2096
Hydrothermal Treatments of Fe/N/C Based Oxygen Reduction Catalyst for High Durability in NH4F Solution

Tuesday, 2 October 2018
Universal Ballroom (Expo Center)
R. Ono, H. Shiroishi (National Institute of Technology, Tokyo College), K. Kasahara, Y. Sugano, and Y. Tanaka (Tokyo University of Science)
  1. Introduction

N-doped carbon materials (e.g., Fe/N/C and carbon alloy catalysts) with high oxygen reduction reaction (ORR) activity are promising alternatives to conventional Pt-based catalysts for polymer electrolyte fuel cells (PEFCs). However, their durability is insufficient compared with Pt based catalysts. Hence, in this study, a Fe/N/C-type oxygen reduction catalyst was hydrothermally-treated with fluoride ions to improve its durability. The electrochemical properties and the deterioration behavior of the catalysts were examined by a rotating ring disk electrode (RRDE) method and an accelerated durability test (ADT).

  1. Experimental

Ketjenblack (KB, ECP600JD), 1,10-phenanthroline (phen) methanol solution and iron acetate aqueous solution were added to zinc acetate methanol/water solution, and the obtained suspension was heated at 75°C for 24 h followed by drying and grounding with a mortar to obtain a catalyst precursor. The precursor was heat-treated in a tube furnace at 1050°C for 60 min under Ar flow and at 950°C for 15 min under ammonia gas to obtain a catalyst (denoted as Fe-phen-Zn/KB). The catalyst was dispersed in 100 mM NH4F aqueous solution in a sealed PTFE container, and heated from 20°C to 120°C at a heating rate of ca. 3.3°C min-1 and kept 120°C for 30 min to obtain a catalyst hydrothermally-treated with fluoride ions (denoted as “Fe-phen-Zn/KB(F)”). A catalyst hydrothermally-treated without fluoride ions was also prepared for the comparison (denoted as “Fe-phen-Zn/KB(HyT)”).

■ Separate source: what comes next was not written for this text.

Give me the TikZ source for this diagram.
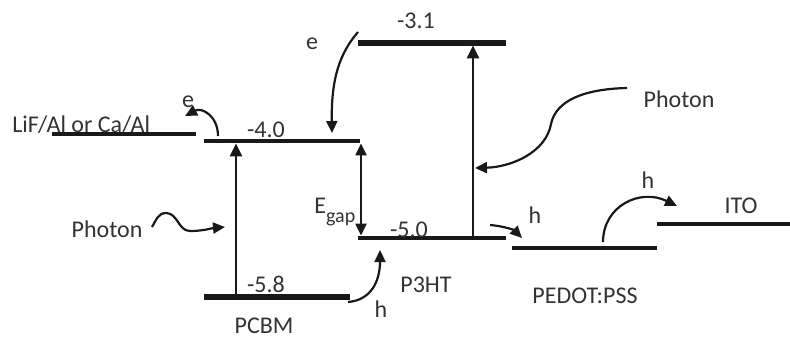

The catalysts-modified electrode was prepared by casting 2.0 mg mL-1 catalyst / 0.1 wt% Nafion® 2-PrOH ink to a glassy carbon (GC) disk for a Pt ring-GC disk electrode and dried under hot wind. Electrochemical measurements were carried out in 0.1 M HClO4 with the modified working electrode, a reversible hydrogen reference electrode and a GC rod counter electrode. ADTs were carried out for different periods of “ADTs time (tADT)” using a start/stop protocol, consisting of a triangular waveform (1.0 V to 1.5 V vs. RHE at 500 mVs-1), as proposed for carbon corrosion by the Fuel Cell Commercialization Conference of Japan (FCCJ).

X-ray photoelectron spectroscopy (XPS) experiments were carried out using a PHI X-tool (ULVAC-PHI, Inc.) using Al-Kα X-rays. The binding energies were calibrated based on the peak energy positions of Au7/2 (84.0 eV).

  1. Results and discussion

Fig. 1 shows the dependence of ORR current at 0.7 V vs. RHE on tADT / min of each catalyst. Whereas the initial ORR currents of the three catalysts were almost the same, the current values of the catalyst after 6 h of ADT is in the order: Fe-phen-Zn/KB(F) > Fe-phen-Zn/KB(HyT) > Fe-phen-Zn/KB, suggesting that the hydrothermal treatments with NH4F are effective for the improvement of durability for Fe/N/C catalysts.

The peak energy positions of F1s XPS for Fe-phen-Zn/KB(F) before and after ADTs were ca. 684 eV (fluoride ion environment) and ca. 689 eV (C-F bonding environment), respectively, suggesting that fluoride ions , which adsorbed on and/or intercalated to the catalyst during the hydrothermal treatment with NH4F, formed bond with carbons during ADTs. Based on the N1s XPS spectra, Fe-phen-Zn/KB(F) before ADT involved pyridinic N, Fe-N, graphitic N, NO3 and NO, whereas the catalyst after ADTs only involved pyridonic N, which is probably derived from pyridinic N.